What if you can’t find the permits for construction work?
If you cannot locate the permits for a construction job, then it is probably Non Permitted Work.
When does a permit expire?
You have 180 days from when the permit is issued to commence work and two years total from the permit issue date to complete the construction work. If you do not finish in that time you may have to reapply for a permit and pay the permit fee over again. You have 30 days after expiration of a permit to apply for an extension. (Los Angeles Municipal Code Section 98.0603)
New construction and Additions that add square footage absolutely must have permits. The risks are too great if you don’t. Follow the permit process for new construction and when the work is finished, you will receive a certificate of occupancy from the building department.

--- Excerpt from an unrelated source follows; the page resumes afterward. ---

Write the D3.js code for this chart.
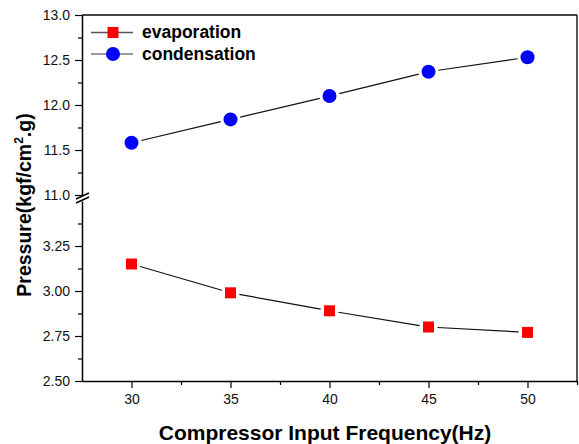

This certificate of occupancy shows that the building is legal. Lenders require a CofO to give the additional square footage or building value on their appraisal. No CofO = no value. Aside from adding no value, a building that does not have a certificate of occupancy can be a liability to the owner, because the city could demand that it be demolished if they believe it is unsafe. Sellers might have trouble later on down the road selling their property when they disclose that the addition or building was unpermitted to buyers. Don’t have a CofO for a building or addition? You may be able to get a Retroactive Permit.